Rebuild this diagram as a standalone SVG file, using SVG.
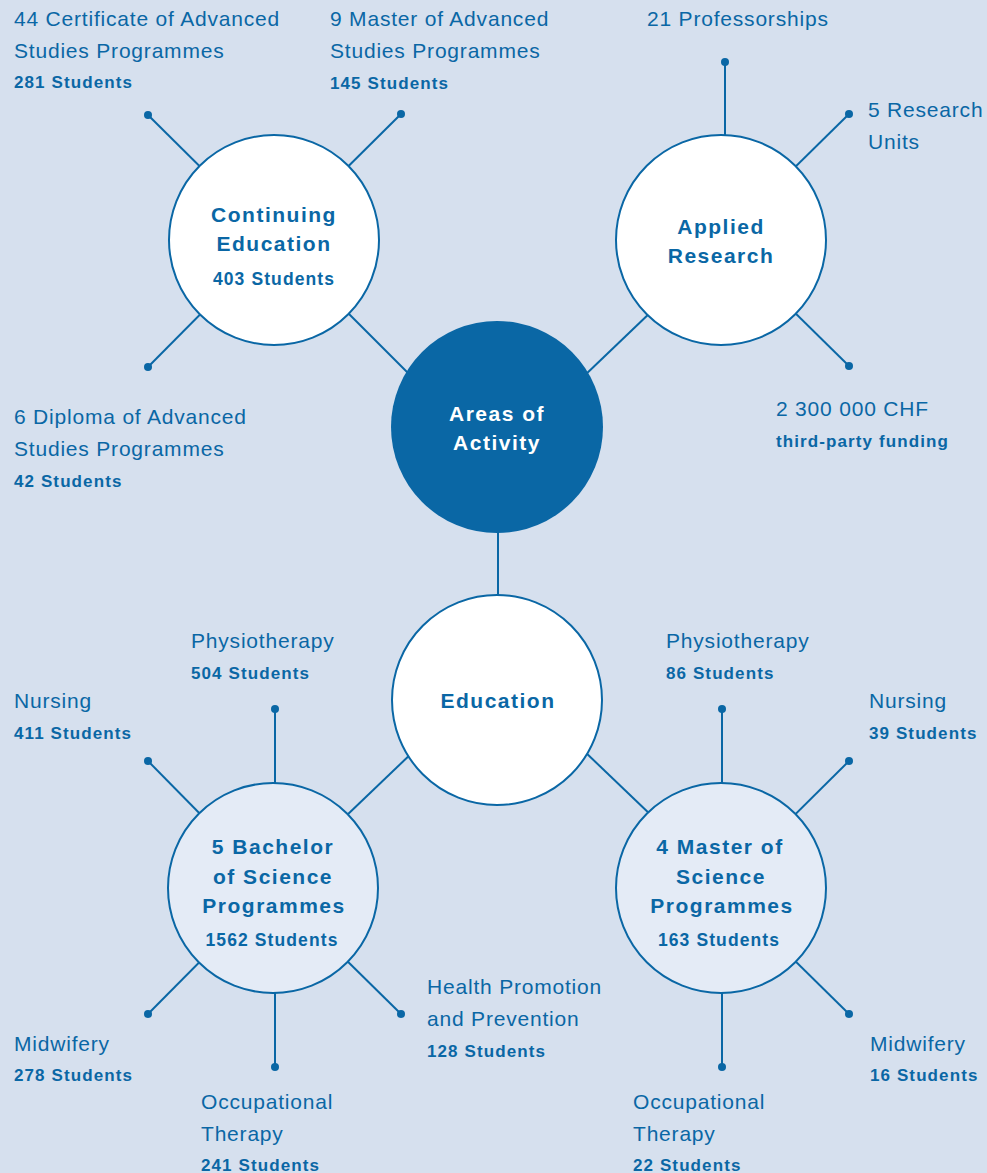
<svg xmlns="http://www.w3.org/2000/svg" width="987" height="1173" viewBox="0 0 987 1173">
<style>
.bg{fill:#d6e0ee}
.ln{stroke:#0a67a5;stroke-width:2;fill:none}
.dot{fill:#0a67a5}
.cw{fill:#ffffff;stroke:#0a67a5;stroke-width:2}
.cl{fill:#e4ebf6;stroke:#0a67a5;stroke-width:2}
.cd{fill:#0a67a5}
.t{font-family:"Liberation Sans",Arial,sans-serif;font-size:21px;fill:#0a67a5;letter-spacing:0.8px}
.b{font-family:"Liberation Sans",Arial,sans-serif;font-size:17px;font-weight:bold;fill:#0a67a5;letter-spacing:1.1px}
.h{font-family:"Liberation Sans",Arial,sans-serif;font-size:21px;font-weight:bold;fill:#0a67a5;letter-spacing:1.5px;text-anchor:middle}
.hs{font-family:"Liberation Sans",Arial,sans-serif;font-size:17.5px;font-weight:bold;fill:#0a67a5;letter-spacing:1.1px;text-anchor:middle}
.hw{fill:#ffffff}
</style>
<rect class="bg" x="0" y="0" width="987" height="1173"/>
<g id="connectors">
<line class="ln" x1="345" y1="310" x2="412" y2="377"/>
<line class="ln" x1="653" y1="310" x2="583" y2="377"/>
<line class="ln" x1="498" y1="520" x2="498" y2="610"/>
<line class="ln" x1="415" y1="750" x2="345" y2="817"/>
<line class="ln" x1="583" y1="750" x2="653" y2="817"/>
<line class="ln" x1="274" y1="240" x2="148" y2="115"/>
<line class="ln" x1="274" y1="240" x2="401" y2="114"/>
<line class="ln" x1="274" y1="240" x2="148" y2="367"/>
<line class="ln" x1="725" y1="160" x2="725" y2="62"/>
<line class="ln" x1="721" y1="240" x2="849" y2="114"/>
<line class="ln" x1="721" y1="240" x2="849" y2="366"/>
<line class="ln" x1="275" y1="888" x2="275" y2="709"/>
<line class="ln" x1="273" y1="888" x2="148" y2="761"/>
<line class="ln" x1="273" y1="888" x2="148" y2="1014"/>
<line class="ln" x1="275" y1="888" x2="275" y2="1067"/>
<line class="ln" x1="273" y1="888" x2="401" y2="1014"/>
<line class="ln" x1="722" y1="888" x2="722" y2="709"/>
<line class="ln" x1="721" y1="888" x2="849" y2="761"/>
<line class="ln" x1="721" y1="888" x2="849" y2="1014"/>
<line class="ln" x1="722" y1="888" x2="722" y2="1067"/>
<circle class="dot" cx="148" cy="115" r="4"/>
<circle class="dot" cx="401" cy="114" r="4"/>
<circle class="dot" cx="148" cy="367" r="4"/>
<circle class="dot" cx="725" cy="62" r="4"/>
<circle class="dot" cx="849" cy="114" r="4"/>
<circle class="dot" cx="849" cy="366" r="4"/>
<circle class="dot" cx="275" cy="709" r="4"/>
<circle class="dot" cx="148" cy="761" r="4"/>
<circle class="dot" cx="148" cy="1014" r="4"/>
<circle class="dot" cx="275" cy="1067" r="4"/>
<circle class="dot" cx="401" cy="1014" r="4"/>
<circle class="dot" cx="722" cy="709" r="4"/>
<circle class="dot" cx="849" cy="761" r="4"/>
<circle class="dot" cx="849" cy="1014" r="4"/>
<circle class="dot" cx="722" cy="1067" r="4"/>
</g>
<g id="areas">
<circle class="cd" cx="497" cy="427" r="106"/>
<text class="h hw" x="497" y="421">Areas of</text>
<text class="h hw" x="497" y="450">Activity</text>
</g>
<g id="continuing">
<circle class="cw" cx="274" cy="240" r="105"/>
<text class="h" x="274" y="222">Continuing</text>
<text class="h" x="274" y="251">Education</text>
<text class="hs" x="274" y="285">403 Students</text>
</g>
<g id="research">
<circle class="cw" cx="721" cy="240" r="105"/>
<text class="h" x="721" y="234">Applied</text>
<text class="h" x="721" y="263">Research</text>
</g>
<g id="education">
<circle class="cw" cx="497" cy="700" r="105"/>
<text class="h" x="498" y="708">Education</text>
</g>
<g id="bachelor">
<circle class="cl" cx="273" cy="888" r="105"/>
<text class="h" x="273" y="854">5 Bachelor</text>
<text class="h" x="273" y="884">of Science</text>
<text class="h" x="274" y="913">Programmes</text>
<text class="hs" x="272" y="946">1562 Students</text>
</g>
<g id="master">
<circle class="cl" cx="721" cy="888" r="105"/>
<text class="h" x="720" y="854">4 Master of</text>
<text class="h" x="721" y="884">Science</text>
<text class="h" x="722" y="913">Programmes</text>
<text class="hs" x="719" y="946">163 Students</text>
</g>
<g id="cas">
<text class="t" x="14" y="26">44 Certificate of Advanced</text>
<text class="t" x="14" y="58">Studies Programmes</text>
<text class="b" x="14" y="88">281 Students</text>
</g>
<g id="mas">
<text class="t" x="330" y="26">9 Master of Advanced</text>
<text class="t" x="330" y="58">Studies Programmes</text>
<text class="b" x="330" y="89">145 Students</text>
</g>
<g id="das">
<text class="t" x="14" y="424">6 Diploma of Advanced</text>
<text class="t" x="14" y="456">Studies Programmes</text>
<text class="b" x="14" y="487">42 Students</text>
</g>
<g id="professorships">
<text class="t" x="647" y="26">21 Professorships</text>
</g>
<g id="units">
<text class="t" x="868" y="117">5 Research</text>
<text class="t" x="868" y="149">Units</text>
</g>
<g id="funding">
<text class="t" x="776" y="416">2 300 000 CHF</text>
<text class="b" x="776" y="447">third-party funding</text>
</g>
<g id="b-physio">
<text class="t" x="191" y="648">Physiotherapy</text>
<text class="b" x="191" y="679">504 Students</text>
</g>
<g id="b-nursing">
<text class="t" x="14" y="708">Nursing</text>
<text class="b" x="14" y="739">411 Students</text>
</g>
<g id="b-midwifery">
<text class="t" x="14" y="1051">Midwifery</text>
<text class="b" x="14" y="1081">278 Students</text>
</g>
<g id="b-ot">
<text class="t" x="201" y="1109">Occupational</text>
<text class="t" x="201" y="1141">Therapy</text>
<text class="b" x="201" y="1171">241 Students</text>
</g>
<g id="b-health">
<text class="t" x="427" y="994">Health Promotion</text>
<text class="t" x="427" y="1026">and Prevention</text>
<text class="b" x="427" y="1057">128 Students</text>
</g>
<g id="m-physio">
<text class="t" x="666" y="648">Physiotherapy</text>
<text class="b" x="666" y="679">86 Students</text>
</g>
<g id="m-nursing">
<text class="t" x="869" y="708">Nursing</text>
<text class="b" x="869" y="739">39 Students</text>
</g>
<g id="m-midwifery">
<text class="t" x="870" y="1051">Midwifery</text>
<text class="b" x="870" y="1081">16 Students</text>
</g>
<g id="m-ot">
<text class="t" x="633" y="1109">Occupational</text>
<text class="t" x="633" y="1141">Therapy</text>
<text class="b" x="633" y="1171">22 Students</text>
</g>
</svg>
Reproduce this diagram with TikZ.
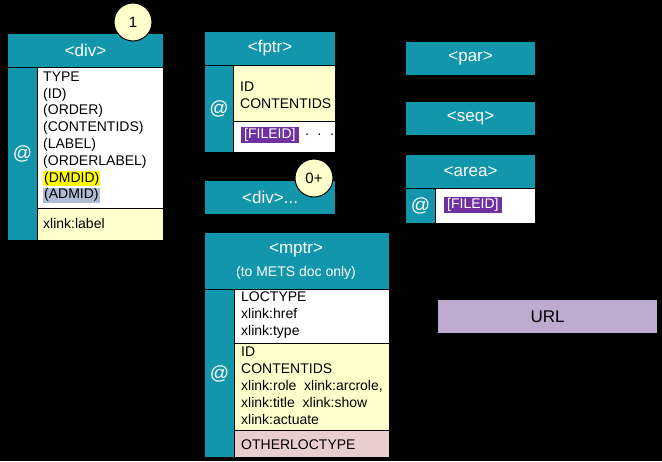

○ ○ ○ ○ ○

* _WHAT YOU WILL DO_
Strip out the images, then output the records above word for word.

* _REPLY TO THE EXERCISE_
Rebuild this diagram as a standalone SVG file, using SVG.
<svg xmlns="http://www.w3.org/2000/svg" width="987" height="1173" viewBox="0 0 987 1173">
<style>
.bg{fill:#d6e0ee}
.ln{stroke:#0a67a5;stroke-width:2;fill:none}
.dot{fill:#0a67a5}
.cw{fill:#ffffff;stroke:#0a67a5;stroke-width:2}
.cl{fill:#e4ebf6;stroke:#0a67a5;stroke-width:2}
.cd{fill:#0a67a5}
.t{font-family:"Liberation Sans",Arial,sans-serif;font-size:21px;fill:#0a67a5;letter-spacing:0.8px}
.b{font-family:"Liberation Sans",Arial,sans-serif;font-size:17px;font-weight:bold;fill:#0a67a5;letter-spacing:1.1px}
.h{font-family:"Liberation Sans",Arial,sans-serif;font-size:21px;font-weight:bold;fill:#0a67a5;letter-spacing:1.5px;text-anchor:middle}
.hs{font-family:"Liberation Sans",Arial,sans-serif;font-size:17.5px;font-weight:bold;fill:#0a67a5;letter-spacing:1.1px;text-anchor:middle}
.hw{fill:#ffffff}
</style>
<rect class="bg" x="0" y="0" width="987" height="1173"/>
<g id="connectors">
<line class="ln" x1="345" y1="310" x2="412" y2="377"/>
<line class="ln" x1="653" y1="310" x2="583" y2="377"/>
<line class="ln" x1="498" y1="520" x2="498" y2="610"/>
<line class="ln" x1="415" y1="750" x2="345" y2="817"/>
<line class="ln" x1="583" y1="750" x2="653" y2="817"/>
<line class="ln" x1="274" y1="240" x2="148" y2="115"/>
<line class="ln" x1="274" y1="240" x2="401" y2="114"/>
<line class="ln" x1="274" y1="240" x2="148" y2="367"/>
<line class="ln" x1="725" y1="160" x2="725" y2="62"/>
<line class="ln" x1="721" y1="240" x2="849" y2="114"/>
<line class="ln" x1="721" y1="240" x2="849" y2="366"/>
<line class="ln" x1="275" y1="888" x2="275" y2="709"/>
<line class="ln" x1="273" y1="888" x2="148" y2="761"/>
<line class="ln" x1="273" y1="888" x2="148" y2="1014"/>
<line class="ln" x1="275" y1="888" x2="275" y2="1067"/>
<line class="ln" x1="273" y1="888" x2="401" y2="1014"/>
<line class="ln" x1="722" y1="888" x2="722" y2="709"/>
<line class="ln" x1="721" y1="888" x2="849" y2="761"/>
<line class="ln" x1="721" y1="888" x2="849" y2="1014"/>
<line class="ln" x1="722" y1="888" x2="722" y2="1067"/>
<circle class="dot" cx="148" cy="115" r="4"/>
<circle class="dot" cx="401" cy="114" r="4"/>
<circle class="dot" cx="148" cy="367" r="4"/>
<circle class="dot" cx="725" cy="62" r="4"/>
<circle class="dot" cx="849" cy="114" r="4"/>
<circle class="dot" cx="849" cy="366" r="4"/>
<circle class="dot" cx="275" cy="709" r="4"/>
<circle class="dot" cx="148" cy="761" r="4"/>
<circle class="dot" cx="148" cy="1014" r="4"/>
<circle class="dot" cx="275" cy="1067" r="4"/>
<circle class="dot" cx="401" cy="1014" r="4"/>
<circle class="dot" cx="722" cy="709" r="4"/>
<circle class="dot" cx="849" cy="761" r="4"/>
<circle class="dot" cx="849" cy="1014" r="4"/>
<circle class="dot" cx="722" cy="1067" r="4"/>
</g>
<g id="areas">
<circle class="cd" cx="497" cy="427" r="106"/>
<text class="h hw" x="497" y="421">Areas of</text>
<text class="h hw" x="497" y="450">Activity</text>
</g>
<g id="continuing">
<circle class="cw" cx="274" cy="240" r="105"/>
<text class="h" x="274" y="222">Continuing</text>
<text class="h" x="274" y="251">Education</text>
<text class="hs" x="274" y="285">403 Students</text>
</g>
<g id="research">
<circle class="cw" cx="721" cy="240" r="105"/>
<text class="h" x="721" y="234">Applied</text>
<text class="h" x="721" y="263">Research</text>
</g>
<g id="education">
<circle class="cw" cx="497" cy="700" r="105"/>
<text class="h" x="498" y="708">Education</text>
</g>
<g id="bachelor">
<circle class="cl" cx="273" cy="888" r="105"/>
<text class="h" x="273" y="854">5 Bachelor</text>
<text class="h" x="273" y="884">of Science</text>
<text class="h" x="274" y="913">Programmes</text>
<text class="hs" x="272" y="946">1562 Students</text>
</g>
<g id="master">
<circle class="cl" cx="721" cy="888" r="105"/>
<text class="h" x="720" y="854">4 Master of</text>
<text class="h" x="721" y="884">Science</text>
<text class="h" x="722" y="913">Programmes</text>
<text class="hs" x="719" y="946">163 Students</text>
</g>
<g id="cas">
<text class="t" x="14" y="26">44 Certificate of Advanced</text>
<text class="t" x="14" y="58">Studies Programmes</text>
<text class="b" x="14" y="88">281 Students</text>
</g>
<g id="mas">
<text class="t" x="330" y="26">9 Master of Advanced</text>
<text class="t" x="330" y="58">Studies Programmes</text>
<text class="b" x="330" y="89">145 Students</text>
</g>
<g id="das">
<text class="t" x="14" y="424">6 Diploma of Advanced</text>
<text class="t" x="14" y="456">Studies Programmes</text>
<text class="b" x="14" y="487">42 Students</text>
</g>
<g id="professorships">
<text class="t" x="647" y="26">21 Professorships</text>
</g>
<g id="units">
<text class="t" x="868" y="117">5 Research</text>
<text class="t" x="868" y="149">Units</text>
</g>
<g id="funding">
<text class="t" x="776" y="416">2 300 000 CHF</text>
<text class="b" x="776" y="447">third-party funding</text>
</g>
<g id="b-physio">
<text class="t" x="191" y="648">Physiotherapy</text>
<text class="b" x="191" y="679">504 Students</text>
</g>
<g id="b-nursing">
<text class="t" x="14" y="708">Nursing</text>
<text class="b" x="14" y="739">411 Students</text>
</g>
<g id="b-midwifery">
<text class="t" x="14" y="1051">Midwifery</text>
<text class="b" x="14" y="1081">278 Students</text>
</g>
<g id="b-ot">
<text class="t" x="201" y="1109">Occupational</text>
<text class="t" x="201" y="1141">Therapy</text>
<text class="b" x="201" y="1171">241 Students</text>
</g>
<g id="b-health">
<text class="t" x="427" y="994">Health Promotion</text>
<text class="t" x="427" y="1026">and Prevention</text>
<text class="b" x="427" y="1057">128 Students</text>
</g>
<g id="m-physio">
<text class="t" x="666" y="648">Physiotherapy</text>
<text class="b" x="666" y="679">86 Students</text>
</g>
<g id="m-nursing">
<text class="t" x="869" y="708">Nursing</text>
<text class="b" x="869" y="739">39 Students</text>
</g>
<g id="m-midwifery">
<text class="t" x="870" y="1051">Midwifery</text>
<text class="b" x="870" y="1081">16 Students</text>
</g>
<g id="m-ot">
<text class="t" x="633" y="1109">Occupational</text>
<text class="t" x="633" y="1141">Therapy</text>
<text class="b" x="633" y="1171">22 Students</text>
</g>
</svg>
Reproduce this diagram with TikZ.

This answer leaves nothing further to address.